Очевиден факт, что все государства должны стремиться к мощи для достижения своих национальных целей, даже если эти цели не выходят за рамки простого выживания. Поиск усиления в этом смысле конечно же универсален, но значение его тривиально. Совсем другое дело – сказать, что все государства стремятся максимально увеличить свою мощь, в частности военную. И в каком же смысле будет полезно считать современные государства вроде Канады, Испании, Голландии или Мексики такими, которые стремятся к максимальной мощи? Каждое из них определенно стремится стать богаче, но это богатство желанно ради внутреннего потребления, а не для укрепления своей силы по отношению к соседям. На самом деле эти страны поддержали бы экономический рост соседей, поскольку их процветание тесно связано с таким ростом.

Поэтому государства не просто стремятся к усилению; они преследуют разнообразные цели, диктуемые концепциями легитимности. Такие концепции действуют как мощные ограничения в поиске усиления ради самого усиления, и те государства, которые пренебрегают соображениями легитимности, подвергают себя риску. Когда Великобритания отказалась после Второй мировой войны от Индии и других областей империи, это было сделано в большой мере из-за истощения победой. Но еще дело было и в том, что многие британцы поверили в несовместимость колониализма с Атлантической хартией и Всеобщей декларацией прав, на основе которых Великобритания только что завершила войну с Германией. Если бы максимальное усиление было главной целью Великобритании, страна могла бы вполне попытаться удержать свои колонии, как поступила после войны Франция, или завоевать их заново после восстановления своей экономики. То, что последний образ действий оказался неприемлемым, связано с тем фактом, что Великобритания согласилась с приговором, который современный мир вынес колониализму как нелегитимной форме господства.

* * *

Тесная связь, существующая между силой и концепцией легитимности, нигде не получала лучшей иллюстрации, чем в Восточной Европе. В 1989 и 1990 годах, когда распался Варшавский договор и в центре Европы возникла объединенная Германия, мир увидел такой сдвиг баланса сил, какой никогда не наблюдался в мирное время. Изменения в материальном балансе сил не произошло; ни один танк в Европе не был уничтожен в бою или даже перемещен в рамках договоров о контроле над вооружениями.

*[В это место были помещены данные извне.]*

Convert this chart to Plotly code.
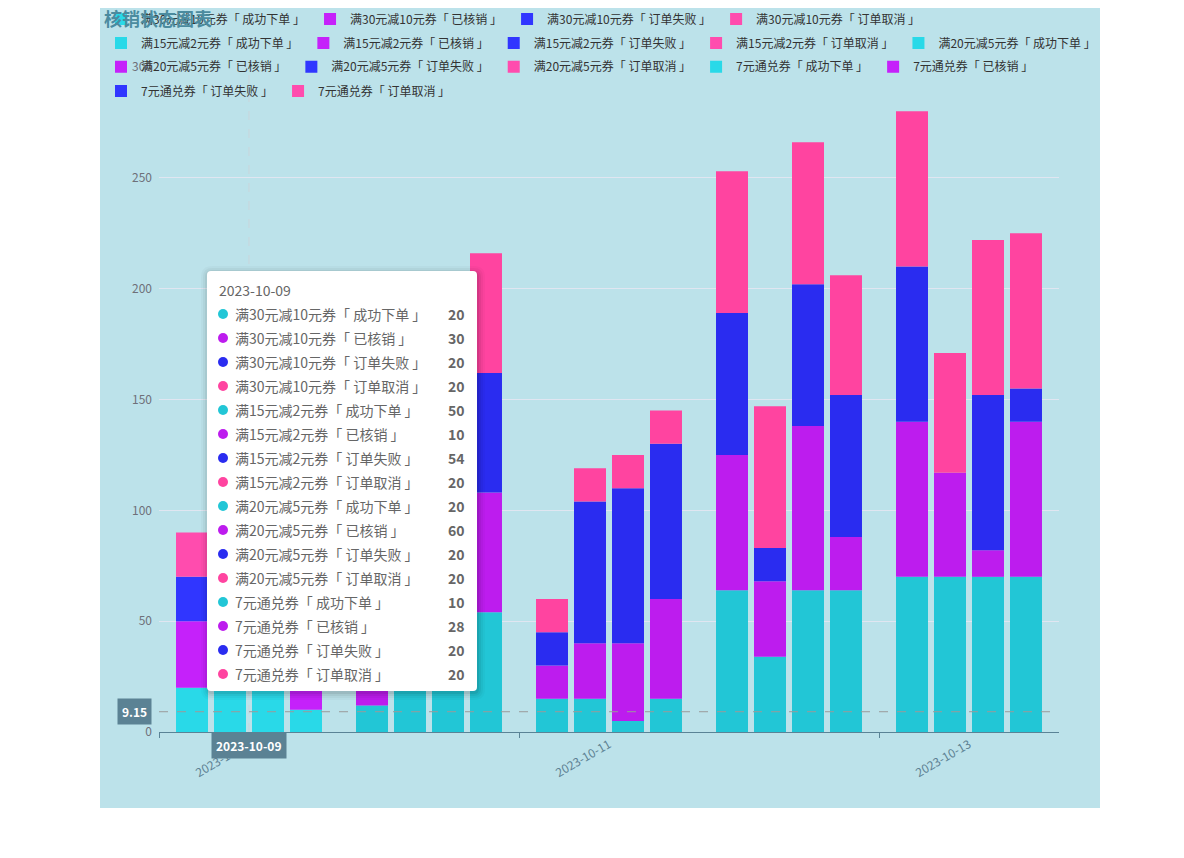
import plotly.graph_objects as go

# ---------------- data ----------------
dates = ['2023-10-09', '2023-10-10', '2023-10-11', '2023-10-12', '2023-10-13']
coupons = ['满30元减10元券', '满15元减2元券', '满20元减5元券', '7元通兑券']
statuses = ['成功下单', '已核销', '订单失败', '订单取消']

c30_success = [20, 12, 15, 64, 70]
c30_used = [30, 25, 15, 61, 70]
c30_failed = [20, 30, 15, 64, 70]
c30_cancel = [20, 15, 15, 64, 70]

c15_success = [50, 40, 15, 34, 70]
c15_used = [10, 30, 25, 34, 47]
c15_failed = [54, 20, 64, 15, 0]
c15_cancel = [20, 20, 15, 64, 54]

c20_success = [20, 54, 5, 64, 70]
c20_used = [60, 30, 35, 74, 12]
c20_failed = [20, 40, 70, 64, 70]
c20_cancel = [20, 20, 15, 64, 70]

c7_success = [10, 54, 15, 64, 70]
c7_used = [28, 54, 45, 24, 70]
c7_failed = [20, 54, 70, 64, 15]
c7_cancel = [20, 54, 15, 54, 70]

values = {
    '满30元减10元券': [c30_success, c30_used, c30_failed, c30_cancel],
    '满15元减2元券': [c15_success, c15_used, c15_failed, c15_cancel],
    '满20元减5元券': [c20_success, c20_used, c20_failed, c20_cancel],
    '7元通兑券': [c7_success, c7_used, c7_failed, c7_cancel],
}

y_ticks = [0, 50, 100, 150, 200, 250, 300]
hover_index = 0          # category under the pointer
pointer_y = 9.15         # value shown by the y axis pointer
title_text = '核销状态图表'

# ---------------- styles ----------------
FONT = 'Noto Sans CJK SC'
status_colors = ['#22c6d6', '#bd1cee', '#2a2cf0', '#ff44a0']
status_colors_hi = ['#29d9e8', '#c521fa', '#3036ff', '#ff4cae']
AXIS_COLOR = '#5a8396'
BG = '#bce2ea'

W, H = 1160, 840
L, R, T, B = 151, 109, 59, 116
PW, PH = W - L - R, H - T - B


def px(fx):
    return (fx - L) / PW


def py(fy):
    return (H - B - fy) / PH


def label(coupon, status):
    return f'{coupon}「 {status} 」'


legend_rows = [4, 5, 5, 2]
legend_ids = ['legend', 'legend2', 'legend3', 'legend4']
legend_fy = [11, 35, 59, 83]

fig = go.Figure()

k = 0
row_of_item = []
for r, n in enumerate(legend_rows):
    row_of_item += [legend_ids[r]] * n

for coupon in coupons:
    base = [0] * len(dates)
    for si, status in enumerate(statuses):
        vals = values[coupon][si]
        colors = [status_colors_hi[si] if i == hover_index else status_colors[si]
                  for i in range(len(dates))]
        fig.add_trace(go.Bar(
            x=dates, y=vals, base=base,
            name=label(coupon, status),
            offsetgroup=coupon,
            marker=dict(color=colors, line=dict(width=0)),
            legend=row_of_item[k],
        ))
        base = [b + v for b, v in zip(base, vals)]
        k += 1

shapes = []
# light blue chart background
shapes.append(dict(type='rect', xref='paper', yref='paper',
                   x0=px(92), x1=px(1092), y0=py(800), y1=py(0),
                   fillcolor=BG, line=dict(width=0), layer='below'))
# axis pointers
shapes.append(dict(type='line', xref='x', yref='paper',
                   x0=dates[hover_index], x1=dates[hover_index], y0=0, y1=1,
                   line=dict(color='#c9d5db', width=1, dash='dash'), layer='above'))
shapes.append(dict(type='line', xref='paper', yref='y',
                   x0=0, x1=1, y0=pointer_y, y1=pointer_y,
                   line=dict(color='#9a9a9a', width=1, dash='dash'), layer='above'))


def rrect(fx0, fy0, fx1, fy1, r):
    return (f"M{px(fx0 + r)},{py(fy0)} L{px(fx1 - r)},{py(fy0)} "
            f"Q{px(fx1)},{py(fy0)} {px(fx1)},{py(fy0 + r)} "
            f"L{px(fx1)},{py(fy1 - r)} Q{px(fx1)},{py(fy1)} {px(fx1 - r)},{py(fy1)} "
            f"L{px(fx0 + r)},{py(fy1)} Q{px(fx0)},{py(fy1)} {px(fx0)},{py(fy1 - r)} "
            f"L{px(fx0)},{py(fy0 + r)} Q{px(fx0)},{py(fy0)} {px(fx0 + r)},{py(fy0)} Z")


# tooltip box with soft shadow
tx0, ty0, tx1, ty1 = 199, 263, 469, 683
for e, a in [(7, 0.025), (5, 0.035), (3, 0.05), (1, 0.07)]:
    shapes.append(dict(type='path', xref='paper', yref='paper',
                       path=rrect(tx0 - e + 1, ty0 - e + 2, tx1 + e + 1, ty1 + e + 2, 4 + e),
                       fillcolor=f'rgba(0,0,0,{a})', line=dict(width=0), layer='above'))
shapes.append(dict(type='path', xref='paper', yref='paper',
                   path=rrect(tx0, ty0, tx1, ty1, 4),
                   fillcolor='#ffffff', line=dict(width=0), layer='above'))

annotations = []
annotations.append(dict(xref='paper', yref='paper', x=px(209), y=py(282),
                        xanchor='left', yanchor='middle', showarrow=False,
                        text=dates[hover_index],
                        font=dict(family=FONT, size=14, color='#666666')))
row = 0
for coupon in coupons:
    for si, status in enumerate(statuses):
        cy = 306 + 24 * row
        shapes.append(dict(type='circle', xref='paper', yref='paper',
                           x0=px(210), x1=px(220), y0=py(cy + 5), y1=py(cy - 5),
                           fillcolor=status_colors[si], line=dict(width=0), layer='above'))
        annotations.append(dict(xref='paper', yref='paper', x=px(225), y=py(cy),
                                xanchor='left', yanchor='middle', showarrow=False,
                                text=label(coupon, status),
                                font=dict(family=FONT, size=14, color='#666666')))
        annotations.append(dict(xref='paper', yref='paper', x=px(459), y=py(cy),
                                xanchor='right', yanchor='middle', showarrow=False,
                                text=f'<b>{values[coupon][si][hover_index]}</b>',
                                font=dict(family=FONT, size=14, color='#666666')))
        row += 1

# axis pointer labels
annotations.append(dict(xref='paper', yref='y', x=px(144), y=pointer_y,
                        xanchor='right', yanchor='middle', showarrow=False,
                        text=f'<b>{pointer_y}</b>', bgcolor='#5b8294', borderpad=4,
                        font=dict(family=FONT, size=12, color='#ffffff')))
annotations.append(dict(xref='x', yref='paper', x=dates[hover_index], y=py(737),
                        xanchor='center', yanchor='middle', showarrow=False,
                        text=f'<b>{dates[hover_index]}</b>', bgcolor='#5b8294', borderpad=4,
                        font=dict(family=FONT, size=12, color='#ffffff')))

legend_common = dict(orientation='h', x=px(93), xanchor='left', yanchor='middle',
                     bgcolor='rgba(0,0,0,0)', borderwidth=0,
                     font=dict(family=FONT, size=12, color='#333333'))
legends = {}
for lid, fy in zip(legend_ids, legend_fy):
    yy = py(fy)
    if abs(yy - 1.0) < 1e-6:
        yy = 1.0005
    legends[lid] = dict(legend_common, y=yy)

fig.update_layout(
    width=W, height=H,
    margin=dict(l=L, r=R, t=T, b=B, autoexpand=False),
    paper_bgcolor='#ffffff',
    plot_bgcolor='rgba(0,0,0,0)',
    barmode='group',
    bargap=0.1556,
    bargroupgap=0.158,
    font=dict(family=FONT, size=12, color='#333333'),
    title=dict(text=title_text, x=96 / W, xanchor='left', xref='container',
               y=1 - 12 / H, yanchor='middle', yref='container',
               font=dict(family=FONT, size=18, color='#4b8b9f', weight='bold')),
    xaxis=dict(type='category', showgrid=False, showline=True, linecolor=AXIS_COLOR,
               linewidth=1, ticks='outside', ticklen=5, tickcolor=AXIS_COLOR,
               tickson='boundaries', dtick=2, tickangle=-30,
               tickfont=dict(family=FONT, size=12, color='#5d8193'),
               zeroline=False),
    yaxis=dict(range=[0, 300], tickvals=y_ticks, showgrid=True, gridcolor='#e0e6f1',
               gridwidth=1, showline=False, ticks='', zeroline=False,
               ticklabelstandoff=6,
               tickfont=dict(family=FONT, size=12, color='#6e7079')),
    shapes=shapes,
    annotations=annotations,
    showlegend=True,
    **legends,
)

fig.write_html('out.html')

Сдвиг произошел целиком за счет изменений стандартов легитимности: коммунистическая власть оказалась дискредитирована в странах Восточной Европы в одной за другой, а у самих Советов не хватало уверенности в себе, чтобы восстановить империю силой; и скрепы Варшавского пакта растаяли быстрее, чем могли бы в жару настоящей войны. И не важно, сколько танков и самолетов есть у страны, если ее танкисты и летчики не желают стрелять в гражданских демонстрантов. Легитимность составляет, по выражению Вацлава Гавела, «силу бессильных». Реалисты, которые рассматривают только способности, но не намерения, оказываются в невыигрышном положении, когда намерения меняются столь радикальным образом.